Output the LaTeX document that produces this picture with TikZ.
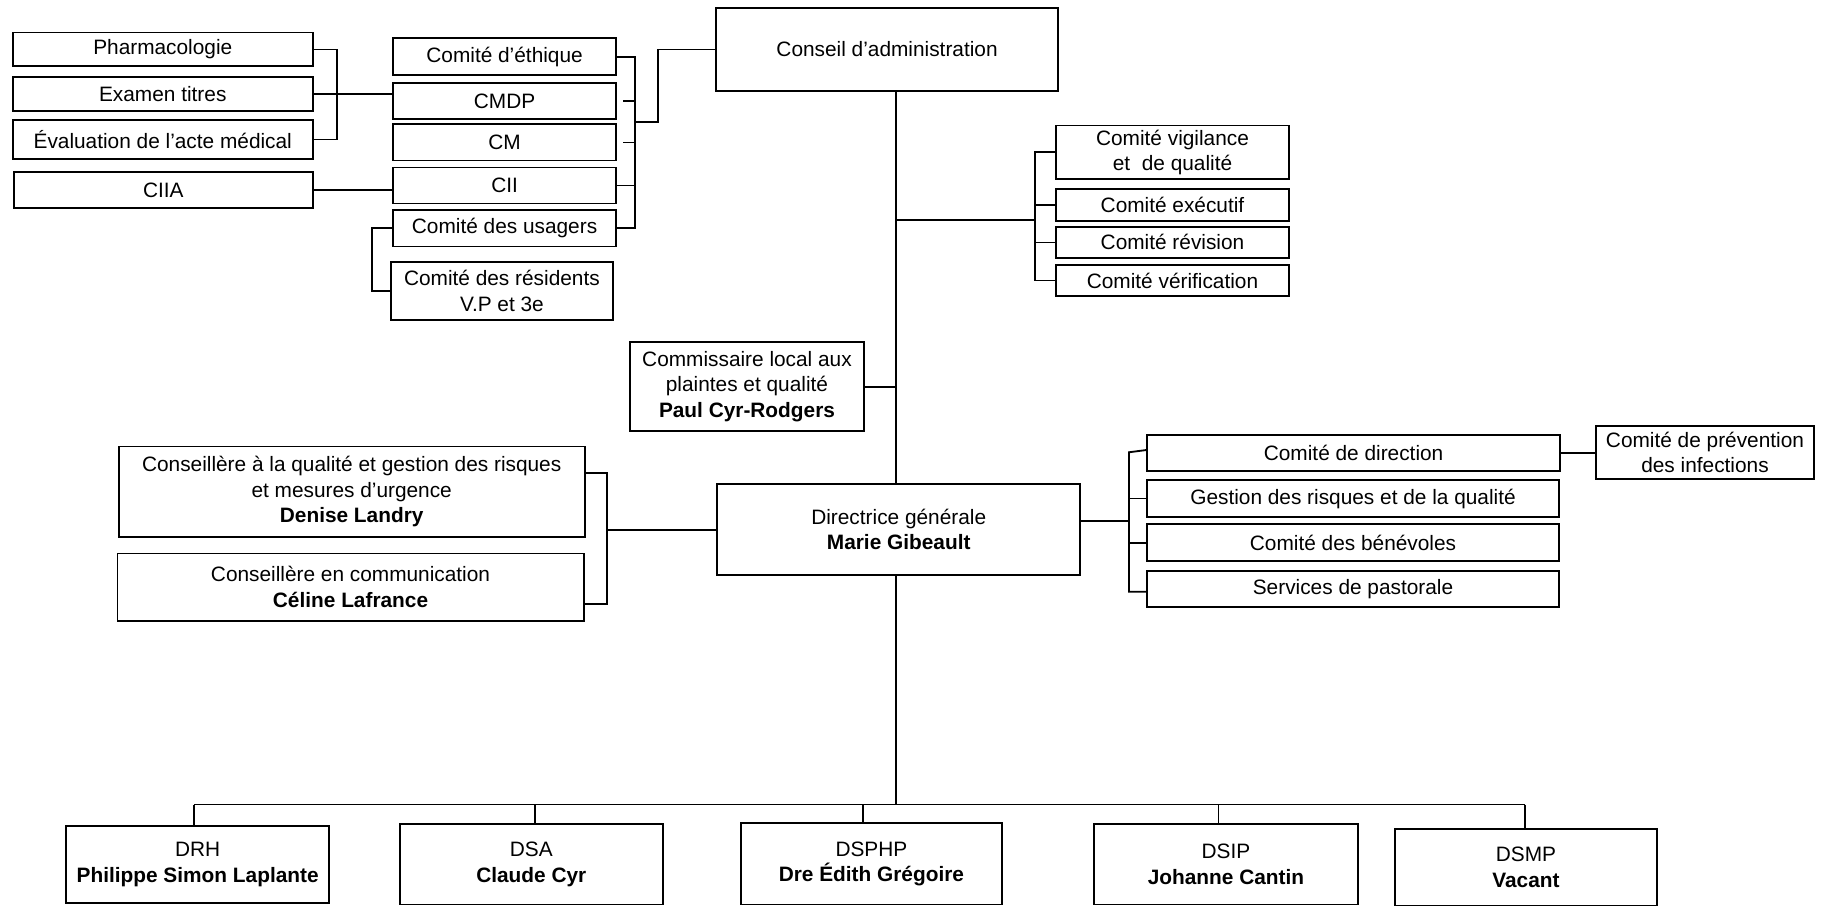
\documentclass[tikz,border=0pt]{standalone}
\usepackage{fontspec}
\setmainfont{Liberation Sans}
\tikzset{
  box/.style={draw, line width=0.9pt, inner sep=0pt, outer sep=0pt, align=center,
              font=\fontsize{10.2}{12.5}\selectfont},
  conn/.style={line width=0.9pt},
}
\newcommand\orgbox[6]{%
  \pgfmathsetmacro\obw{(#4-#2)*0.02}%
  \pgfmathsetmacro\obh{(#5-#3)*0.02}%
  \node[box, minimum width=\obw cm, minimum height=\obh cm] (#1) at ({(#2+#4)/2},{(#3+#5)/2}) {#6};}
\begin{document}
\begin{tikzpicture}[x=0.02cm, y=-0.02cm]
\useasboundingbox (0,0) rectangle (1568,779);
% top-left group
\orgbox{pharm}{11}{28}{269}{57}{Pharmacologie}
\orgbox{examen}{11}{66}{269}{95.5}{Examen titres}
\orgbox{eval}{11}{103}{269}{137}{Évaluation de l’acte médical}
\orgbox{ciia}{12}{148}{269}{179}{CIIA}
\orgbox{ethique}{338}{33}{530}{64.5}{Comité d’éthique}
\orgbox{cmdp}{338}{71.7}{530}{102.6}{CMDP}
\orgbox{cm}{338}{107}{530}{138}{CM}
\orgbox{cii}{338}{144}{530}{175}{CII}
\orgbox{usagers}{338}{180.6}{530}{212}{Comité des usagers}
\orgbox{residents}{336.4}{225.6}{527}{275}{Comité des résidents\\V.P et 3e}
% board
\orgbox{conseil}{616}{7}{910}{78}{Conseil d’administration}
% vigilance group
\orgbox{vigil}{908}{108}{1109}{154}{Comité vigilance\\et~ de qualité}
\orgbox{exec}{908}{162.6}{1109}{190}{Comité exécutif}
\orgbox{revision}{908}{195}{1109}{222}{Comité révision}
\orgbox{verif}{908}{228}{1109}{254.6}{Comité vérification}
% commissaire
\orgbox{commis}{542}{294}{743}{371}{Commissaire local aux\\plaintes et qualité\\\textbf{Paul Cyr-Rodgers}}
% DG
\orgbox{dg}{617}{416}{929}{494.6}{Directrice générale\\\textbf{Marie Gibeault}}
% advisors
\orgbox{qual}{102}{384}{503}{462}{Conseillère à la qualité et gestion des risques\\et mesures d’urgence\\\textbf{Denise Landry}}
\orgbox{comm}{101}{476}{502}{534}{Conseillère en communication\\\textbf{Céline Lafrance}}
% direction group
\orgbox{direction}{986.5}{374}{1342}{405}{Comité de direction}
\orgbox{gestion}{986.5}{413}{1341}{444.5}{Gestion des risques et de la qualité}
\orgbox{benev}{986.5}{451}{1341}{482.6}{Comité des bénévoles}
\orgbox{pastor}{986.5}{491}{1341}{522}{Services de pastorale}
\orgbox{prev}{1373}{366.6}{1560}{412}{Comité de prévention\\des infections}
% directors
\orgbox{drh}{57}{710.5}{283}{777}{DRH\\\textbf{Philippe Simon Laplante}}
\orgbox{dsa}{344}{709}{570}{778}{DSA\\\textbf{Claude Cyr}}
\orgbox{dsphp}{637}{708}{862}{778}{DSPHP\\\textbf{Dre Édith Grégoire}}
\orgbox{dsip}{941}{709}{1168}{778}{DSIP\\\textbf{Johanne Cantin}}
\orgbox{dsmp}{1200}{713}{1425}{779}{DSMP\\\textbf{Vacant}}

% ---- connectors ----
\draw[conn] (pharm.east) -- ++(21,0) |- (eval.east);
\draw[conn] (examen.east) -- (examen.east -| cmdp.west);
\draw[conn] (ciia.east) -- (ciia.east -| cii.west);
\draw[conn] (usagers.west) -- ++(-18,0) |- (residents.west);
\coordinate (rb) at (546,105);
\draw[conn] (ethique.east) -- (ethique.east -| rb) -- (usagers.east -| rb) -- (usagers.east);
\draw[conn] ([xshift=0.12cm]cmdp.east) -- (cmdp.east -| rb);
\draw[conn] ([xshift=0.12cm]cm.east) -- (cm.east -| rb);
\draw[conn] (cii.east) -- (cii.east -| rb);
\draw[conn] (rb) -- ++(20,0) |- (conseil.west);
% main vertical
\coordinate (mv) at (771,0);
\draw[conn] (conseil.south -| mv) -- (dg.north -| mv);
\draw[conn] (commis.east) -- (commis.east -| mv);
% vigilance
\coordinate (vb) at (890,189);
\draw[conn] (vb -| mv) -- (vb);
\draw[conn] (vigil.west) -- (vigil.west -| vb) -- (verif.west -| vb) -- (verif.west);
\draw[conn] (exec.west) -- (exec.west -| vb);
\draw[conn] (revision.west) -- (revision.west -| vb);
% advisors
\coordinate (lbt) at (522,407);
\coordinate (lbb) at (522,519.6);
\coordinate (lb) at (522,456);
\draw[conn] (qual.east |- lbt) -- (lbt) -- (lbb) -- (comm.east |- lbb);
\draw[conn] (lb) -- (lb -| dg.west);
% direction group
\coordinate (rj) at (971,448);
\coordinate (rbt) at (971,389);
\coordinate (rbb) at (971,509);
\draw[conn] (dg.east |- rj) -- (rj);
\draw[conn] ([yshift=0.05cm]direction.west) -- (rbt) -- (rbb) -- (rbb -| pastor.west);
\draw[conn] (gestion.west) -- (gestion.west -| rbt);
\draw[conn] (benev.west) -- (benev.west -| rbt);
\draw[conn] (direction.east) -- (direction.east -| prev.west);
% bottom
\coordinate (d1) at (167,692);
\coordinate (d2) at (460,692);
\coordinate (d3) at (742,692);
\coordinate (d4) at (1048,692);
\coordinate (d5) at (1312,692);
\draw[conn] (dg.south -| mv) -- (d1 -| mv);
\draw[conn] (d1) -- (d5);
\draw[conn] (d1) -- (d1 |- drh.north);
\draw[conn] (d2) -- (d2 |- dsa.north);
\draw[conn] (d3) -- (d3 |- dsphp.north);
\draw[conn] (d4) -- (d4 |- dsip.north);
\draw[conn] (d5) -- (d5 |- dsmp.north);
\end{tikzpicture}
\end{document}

=-=-=-=-=

Output all of the data exactly as it stands, minus any images.

* The response:
Output the LaTeX document that produces this picture with TikZ.
\documentclass[tikz,border=0pt]{standalone}
\usepackage{fontspec}
\setmainfont{Liberation Sans}
\tikzset{
  box/.style={draw, line width=0.9pt, inner sep=0pt, outer sep=0pt, align=center,
              font=\fontsize{10.2}{12.5}\selectfont},
  conn/.style={line width=0.9pt},
}
\newcommand\orgbox[6]{%
  \pgfmathsetmacro\obw{(#4-#2)*0.02}%
  \pgfmathsetmacro\obh{(#5-#3)*0.02}%
  \node[box, minimum width=\obw cm, minimum height=\obh cm] (#1) at ({(#2+#4)/2},{(#3+#5)/2}) {#6};}
\begin{document}
\begin{tikzpicture}[x=0.02cm, y=-0.02cm]
\useasboundingbox (0,0) rectangle (1568,779);
% top-left group
\orgbox{pharm}{11}{28}{269}{57}{Pharmacologie}
\orgbox{examen}{11}{66}{269}{95.5}{Examen titres}
\orgbox{eval}{11}{103}{269}{137}{Évaluation de l’acte médical}
\orgbox{ciia}{12}{148}{269}{179}{CIIA}
\orgbox{ethique}{338}{33}{530}{64.5}{Comité d’éthique}
\orgbox{cmdp}{338}{71.7}{530}{102.6}{CMDP}
\orgbox{cm}{338}{107}{530}{138}{CM}
\orgbox{cii}{338}{144}{530}{175}{CII}
\orgbox{usagers}{338}{180.6}{530}{212}{Comité des usagers}
\orgbox{residents}{336.4}{225.6}{527}{275}{Comité des résidents\\V.P et 3e}
% board
\orgbox{conseil}{616}{7}{910}{78}{Conseil d’administration}
% vigilance group
\orgbox{vigil}{908}{108}{1109}{154}{Comité vigilance\\et~ de qualité}
\orgbox{exec}{908}{162.6}{1109}{190}{Comité exécutif}
\orgbox{revision}{908}{195}{1109}{222}{Comité révision}
\orgbox{verif}{908}{228}{1109}{254.6}{Comité vérification}
% commissaire
\orgbox{commis}{542}{294}{743}{371}{Commissaire local aux\\plaintes et qualité\\\textbf{Paul Cyr-Rodgers}}
% DG
\orgbox{dg}{617}{416}{929}{494.6}{Directrice générale\\\textbf{Marie Gibeault}}
% advisors
\orgbox{qual}{102}{384}{503}{462}{Conseillère à la qualité et gestion des risques\\et mesures d’urgence\\\textbf{Denise Landry}}
\orgbox{comm}{101}{476}{502}{534}{Conseillère en communication\\\textbf{Céline Lafrance}}
% direction group
\orgbox{direction}{986.5}{374}{1342}{405}{Comité de direction}
\orgbox{gestion}{986.5}{413}{1341}{444.5}{Gestion des risques et de la qualité}
\orgbox{benev}{986.5}{451}{1341}{482.6}{Comité des bénévoles}
\orgbox{pastor}{986.5}{491}{1341}{522}{Services de pastorale}
\orgbox{prev}{1373}{366.6}{1560}{412}{Comité de prévention\\des infections}
% directors
\orgbox{drh}{57}{710.5}{283}{777}{DRH\\\textbf{Philippe Simon Laplante}}
\orgbox{dsa}{344}{709}{570}{778}{DSA\\\textbf{Claude Cyr}}
\orgbox{dsphp}{637}{708}{862}{778}{DSPHP\\\textbf{Dre Édith Grégoire}}
\orgbox{dsip}{941}{709}{1168}{778}{DSIP\\\textbf{Johanne Cantin}}
\orgbox{dsmp}{1200}{713}{1425}{779}{DSMP\\\textbf{Vacant}}

% ---- connectors ----
\draw[conn] (pharm.east) -- ++(21,0) |- (eval.east);
\draw[conn] (examen.east) -- (examen.east -| cmdp.west);
\draw[conn] (ciia.east) -- (ciia.east -| cii.west);
\draw[conn] (usagers.west) -- ++(-18,0) |- (residents.west);
\coordinate (rb) at (546,105);
\draw[conn] (ethique.east) -- (ethique.east -| rb) -- (usagers.east -| rb) -- (usagers.east);
\draw[conn] ([xshift=0.12cm]cmdp.east) -- (cmdp.east -| rb);
\draw[conn] ([xshift=0.12cm]cm.east) -- (cm.east -| rb);
\draw[conn] (cii.east) -- (cii.east -| rb);
\draw[conn] (rb) -- ++(20,0) |- (conseil.west);
% main vertical
\coordinate (mv) at (771,0);
\draw[conn] (conseil.south -| mv) -- (dg.north -| mv);
\draw[conn] (commis.east) -- (commis.east -| mv);
% vigilance
\coordinate (vb) at (890,189);
\draw[conn] (vb -| mv) -- (vb);
\draw[conn] (vigil.west) -- (vigil.west -| vb) -- (verif.west -| vb) -- (verif.west);
\draw[conn] (exec.west) -- (exec.west -| vb);
\draw[conn] (revision.west) -- (revision.west -| vb);
% advisors
\coordinate (lbt) at (522,407);
\coordinate (lbb) at (522,519.6);
\coordinate (lb) at (522,456);
\draw[conn] (qual.east |- lbt) -- (lbt) -- (lbb) -- (comm.east |- lbb);
\draw[conn] (lb) -- (lb -| dg.west);
% direction group
\coordinate (rj) at (971,448);
\coordinate (rbt) at (971,389);
\coordinate (rbb) at (971,509);
\draw[conn] (dg.east |- rj) -- (rj);
\draw[conn] ([yshift=0.05cm]direction.west) -- (rbt) -- (rbb) -- (rbb -| pastor.west);
\draw[conn] (gestion.west) -- (gestion.west -| rbt);
\draw[conn] (benev.west) -- (benev.west -| rbt);
\draw[conn] (direction.east) -- (direction.east -| prev.west);
% bottom
\coordinate (d1) at (167,692);
\coordinate (d2) at (460,692);
\coordinate (d3) at (742,692);
\coordinate (d4) at (1048,692);
\coordinate (d5) at (1312,692);
\draw[conn] (dg.south -| mv) -- (d1 -| mv);
\draw[conn] (d1) -- (d5);
\draw[conn] (d1) -- (d1 |- drh.north);
\draw[conn] (d2) -- (d2 |- dsa.north);
\draw[conn] (d3) -- (d3 |- dsphp.north);
\draw[conn] (d4) -- (d4 |- dsip.north);
\draw[conn] (d5) -- (d5 |- dsmp.north);
\end{tikzpicture}
\end{document}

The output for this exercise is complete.